Os Estados Unidos continuarão vendo na Rússia e, sobretudo, na China, as maiores ameaças à sua hegemonia, que já está bastante enfraquecida. No imediato, por não terem conseguido “ajoelhar” a Rússia, vão se desengajar do teatro europeu, que já não tem grande importância aos seus olhos. Eles continuarão apenas a fazer tudo para que a Europa não se torne uma potência, isto é, uma rival. A Europa vai se deparar com suas responsabilidades, que evidentemente não está em condições de assumir. O risco principal para ela não é “ficar isolada”, mas continuar a não contar para nada. E será assim enquanto não ocorrer a ruptura sistêmica necessária de que precisamos.
Dado que Trump tem posições muito firmes sobre imigração, você acredita que uma abordagem desse tipo poderia inspirar políticas migratórias mais restritivas na Europa?
Eventualmente sim, mas, mais uma vez, não devemos transpor o que não pode ser transposto. Falar de imigração em si é usar um termo genérico que, isoladamente, não significa nada. Os problemas relacionados à imigração nos Estados Unidos e na Europa são de naturezas muito diferentes. Os imigrantes latinos, que buscam de todas as formas atravessar o Rio Grande, são católicos, não muçulmanos. Eles geralmente têm admiração pelo país onde querem se estabelecer e procuram integrar-se. Essas já são diferenças importantes (o que explica que Trump tenha recebido 12% dos votos dos negros e 45% dos latinos). A questão das fronteiras também se coloca de forma diferente, por razões tanto históricas quanto geográficas. Finalmente, não podemos esquecer que, em última análise, é a mobilidade geral gerada pela expansão do sistema capitalista que é a causa mais fundamental das patologias sociais relacionadas à imigração que conhecemos.
De modo mais amplo, a vitória de Donald Trump evidencia uma fratura significativa nos Estados Unidos.

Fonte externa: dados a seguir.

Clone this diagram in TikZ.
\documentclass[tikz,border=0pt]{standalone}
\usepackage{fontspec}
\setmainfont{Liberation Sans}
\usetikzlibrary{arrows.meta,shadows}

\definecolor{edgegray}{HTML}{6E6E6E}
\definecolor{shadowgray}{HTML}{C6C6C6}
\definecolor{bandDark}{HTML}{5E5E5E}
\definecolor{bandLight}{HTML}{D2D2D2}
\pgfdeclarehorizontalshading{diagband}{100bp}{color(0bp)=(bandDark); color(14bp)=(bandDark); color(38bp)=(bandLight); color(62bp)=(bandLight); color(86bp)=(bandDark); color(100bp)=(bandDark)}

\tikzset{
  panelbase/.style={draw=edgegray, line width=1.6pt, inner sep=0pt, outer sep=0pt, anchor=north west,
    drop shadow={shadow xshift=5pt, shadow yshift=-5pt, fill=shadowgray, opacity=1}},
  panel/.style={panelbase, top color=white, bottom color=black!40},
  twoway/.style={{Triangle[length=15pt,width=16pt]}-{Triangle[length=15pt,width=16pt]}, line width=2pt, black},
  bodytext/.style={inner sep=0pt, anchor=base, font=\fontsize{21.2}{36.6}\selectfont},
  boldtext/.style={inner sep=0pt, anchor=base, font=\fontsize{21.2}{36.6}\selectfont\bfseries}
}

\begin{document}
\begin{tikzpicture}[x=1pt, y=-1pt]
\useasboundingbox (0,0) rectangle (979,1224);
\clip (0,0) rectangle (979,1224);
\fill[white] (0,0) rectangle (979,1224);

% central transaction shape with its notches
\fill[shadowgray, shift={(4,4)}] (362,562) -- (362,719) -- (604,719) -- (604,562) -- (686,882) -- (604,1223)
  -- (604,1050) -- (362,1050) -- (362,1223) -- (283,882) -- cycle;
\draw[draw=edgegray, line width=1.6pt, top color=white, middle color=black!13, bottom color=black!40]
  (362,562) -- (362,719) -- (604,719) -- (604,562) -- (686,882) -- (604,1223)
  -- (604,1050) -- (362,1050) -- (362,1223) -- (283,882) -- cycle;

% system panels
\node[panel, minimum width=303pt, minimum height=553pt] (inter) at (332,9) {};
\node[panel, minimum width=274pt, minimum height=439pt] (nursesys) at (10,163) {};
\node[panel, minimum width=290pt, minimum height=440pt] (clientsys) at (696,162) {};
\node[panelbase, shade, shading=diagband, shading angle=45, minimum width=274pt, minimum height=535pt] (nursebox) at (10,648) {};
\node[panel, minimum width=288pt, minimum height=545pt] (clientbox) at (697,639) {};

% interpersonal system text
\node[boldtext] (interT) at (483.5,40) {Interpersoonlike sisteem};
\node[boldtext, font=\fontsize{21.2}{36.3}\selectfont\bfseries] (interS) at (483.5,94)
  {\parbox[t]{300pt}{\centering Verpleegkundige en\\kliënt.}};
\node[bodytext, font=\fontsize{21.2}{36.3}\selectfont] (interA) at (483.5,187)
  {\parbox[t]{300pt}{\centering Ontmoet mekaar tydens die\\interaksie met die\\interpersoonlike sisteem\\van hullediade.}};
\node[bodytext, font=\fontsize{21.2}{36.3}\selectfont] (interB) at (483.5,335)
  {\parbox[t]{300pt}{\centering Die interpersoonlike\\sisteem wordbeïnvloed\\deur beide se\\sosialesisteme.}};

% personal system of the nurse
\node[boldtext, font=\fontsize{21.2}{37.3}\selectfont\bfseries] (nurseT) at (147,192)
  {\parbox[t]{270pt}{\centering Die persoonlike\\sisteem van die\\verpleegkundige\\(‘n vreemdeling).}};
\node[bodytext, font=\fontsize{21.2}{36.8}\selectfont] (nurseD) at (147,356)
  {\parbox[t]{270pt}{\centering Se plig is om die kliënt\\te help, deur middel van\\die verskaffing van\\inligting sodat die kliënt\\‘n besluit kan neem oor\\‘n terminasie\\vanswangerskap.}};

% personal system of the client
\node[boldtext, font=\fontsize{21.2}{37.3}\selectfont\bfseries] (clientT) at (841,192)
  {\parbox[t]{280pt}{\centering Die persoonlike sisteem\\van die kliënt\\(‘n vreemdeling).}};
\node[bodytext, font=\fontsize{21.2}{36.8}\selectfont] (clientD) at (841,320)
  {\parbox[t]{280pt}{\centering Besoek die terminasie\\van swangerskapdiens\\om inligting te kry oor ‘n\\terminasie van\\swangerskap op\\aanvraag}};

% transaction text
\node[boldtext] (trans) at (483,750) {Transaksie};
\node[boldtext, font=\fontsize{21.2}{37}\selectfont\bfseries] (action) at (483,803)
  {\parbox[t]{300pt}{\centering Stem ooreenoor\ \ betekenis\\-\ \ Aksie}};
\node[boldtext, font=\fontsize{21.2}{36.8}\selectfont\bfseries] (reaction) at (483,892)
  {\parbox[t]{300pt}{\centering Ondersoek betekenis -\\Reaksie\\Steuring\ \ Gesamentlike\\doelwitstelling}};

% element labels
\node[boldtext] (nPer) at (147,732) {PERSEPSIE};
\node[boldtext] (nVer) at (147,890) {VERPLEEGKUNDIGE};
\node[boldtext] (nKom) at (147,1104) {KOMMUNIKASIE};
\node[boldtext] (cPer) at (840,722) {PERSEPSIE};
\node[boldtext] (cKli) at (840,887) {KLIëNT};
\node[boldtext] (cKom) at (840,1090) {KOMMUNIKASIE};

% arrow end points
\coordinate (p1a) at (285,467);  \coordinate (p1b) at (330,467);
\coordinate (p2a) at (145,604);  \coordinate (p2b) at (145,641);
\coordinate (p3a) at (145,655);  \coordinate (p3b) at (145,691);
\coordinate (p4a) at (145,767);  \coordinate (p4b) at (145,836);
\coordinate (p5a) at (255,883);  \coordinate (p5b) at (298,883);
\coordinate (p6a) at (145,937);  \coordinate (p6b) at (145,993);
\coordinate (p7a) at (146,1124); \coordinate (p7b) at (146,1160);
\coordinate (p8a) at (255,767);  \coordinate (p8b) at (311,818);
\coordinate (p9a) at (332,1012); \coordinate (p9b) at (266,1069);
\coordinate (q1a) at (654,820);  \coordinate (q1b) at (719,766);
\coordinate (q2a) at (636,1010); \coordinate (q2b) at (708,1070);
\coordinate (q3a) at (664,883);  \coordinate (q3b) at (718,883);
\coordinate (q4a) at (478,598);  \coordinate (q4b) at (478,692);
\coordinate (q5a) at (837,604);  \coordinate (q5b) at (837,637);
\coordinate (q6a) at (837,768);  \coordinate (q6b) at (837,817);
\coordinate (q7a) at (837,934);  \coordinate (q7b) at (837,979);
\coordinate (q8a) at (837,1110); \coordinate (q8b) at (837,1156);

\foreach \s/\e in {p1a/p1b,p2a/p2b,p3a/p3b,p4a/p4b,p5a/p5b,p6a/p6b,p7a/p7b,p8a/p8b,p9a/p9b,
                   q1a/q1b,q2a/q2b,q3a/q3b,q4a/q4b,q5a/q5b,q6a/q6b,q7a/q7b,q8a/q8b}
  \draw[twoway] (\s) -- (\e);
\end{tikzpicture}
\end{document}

Uma secessão do país, nas próximas décadas, é algo que o senhor considera possível?
Esse é realmente um grande problema. Nos Estados Unidos, estamos testemunhando o retorno e a intensificação de uma polarização política à qual não estávamos acostumados. O voto democrata dos estados do Sul (os “Dixiecrats”), que perdurou por razões históricas (Lincoln era republicano), teve por muito tempo o efeito de aproximar os programas dos partidos Democrata e Republicano, tornando-os quase indistinguíveis, especialmente para observadores estrangeiros. O apoio progressivo do Sul aos republicanos mudou o cenário. A polarização fez o seu trabalho, e hoje, democratas e republicanos já não dialogam. Há agora duas Américas que só nutrem ódio uma pela outra. A médio prazo, tudo é possível, começando, neste país superarmado que é a América (onde há mais armas de fogo do que habitantes), por uma guerra civil, que pessoalmente vejo como uma possibilidade muito mais provável nos Estados Unidos do que em nosso país. Nas semanas que antecederam a eleição presidencial, já havia muito mais do que preocupação sobre o que poderia ter ocorrido se Trump não tivesse sido eleito. Essas paixões não vão arrefecer tão cedo. Trump tem interesse em ter bons guarda-costas…
Finalmente, a vitória de Trump é uma bofetada, uma surra, para a mídia tradicional que, na França e internacionalmente, fez campanha para Harris. O senhor acredita que essa nova derrota da mídia os levará a novas abordagens, a uma nova visão sobre a evolução do mundo, ou será que a ideologia os deixou definitivamente cegos?
O símbolo do partido Democrata é o elefante. E, como se sabe, um elefante incomoda muita gente, especialmente Trump! Confesso que assistir às expressões fechadas, às sobrancelhas franzidas e às explicações forçadas dos mestres do circo midiático, que já viam Kamala Harris se instalar na Casa Branca após uma “disputa acirrada”, foi um espetáculo delicioso. Nenhum sinal prévio os abalou, e o fracasso de Hillary Clinton em 2016 também não lhes serviu de lição! Eles não conseguem entender como é possível que Trump tenha vencido. Mais precisamente, eles não compreendem que Trump tenha vencido, não apesar de tudo o que acham abominável nele, mas exatamente por causa disso. Você está certo, essas pessoas são cegas. São cegas porque vivem em seu próprio círculo e não conseguem perceber que o mundo real está cada vez menos alinhado com o que desejam imaginar. Eles são politicamente, moralmente, fisicamente, intelectualmente, incorrigíveis. Dançam e discursam no convés do Titanic, sem perceber que seu mundo está desmoronando, e que aquele que o sucederá será ainda mais duro. Eles repetem como mantras rituais palavras vazias – “populismo”, “discurso de ódio”, “racismo sistêmico”, “masculinidade tóxica” – mas ninguém mais se importa. Deixemos que falem, deixemos que durmam. A história está sendo escrita sem eles – em outro lugar.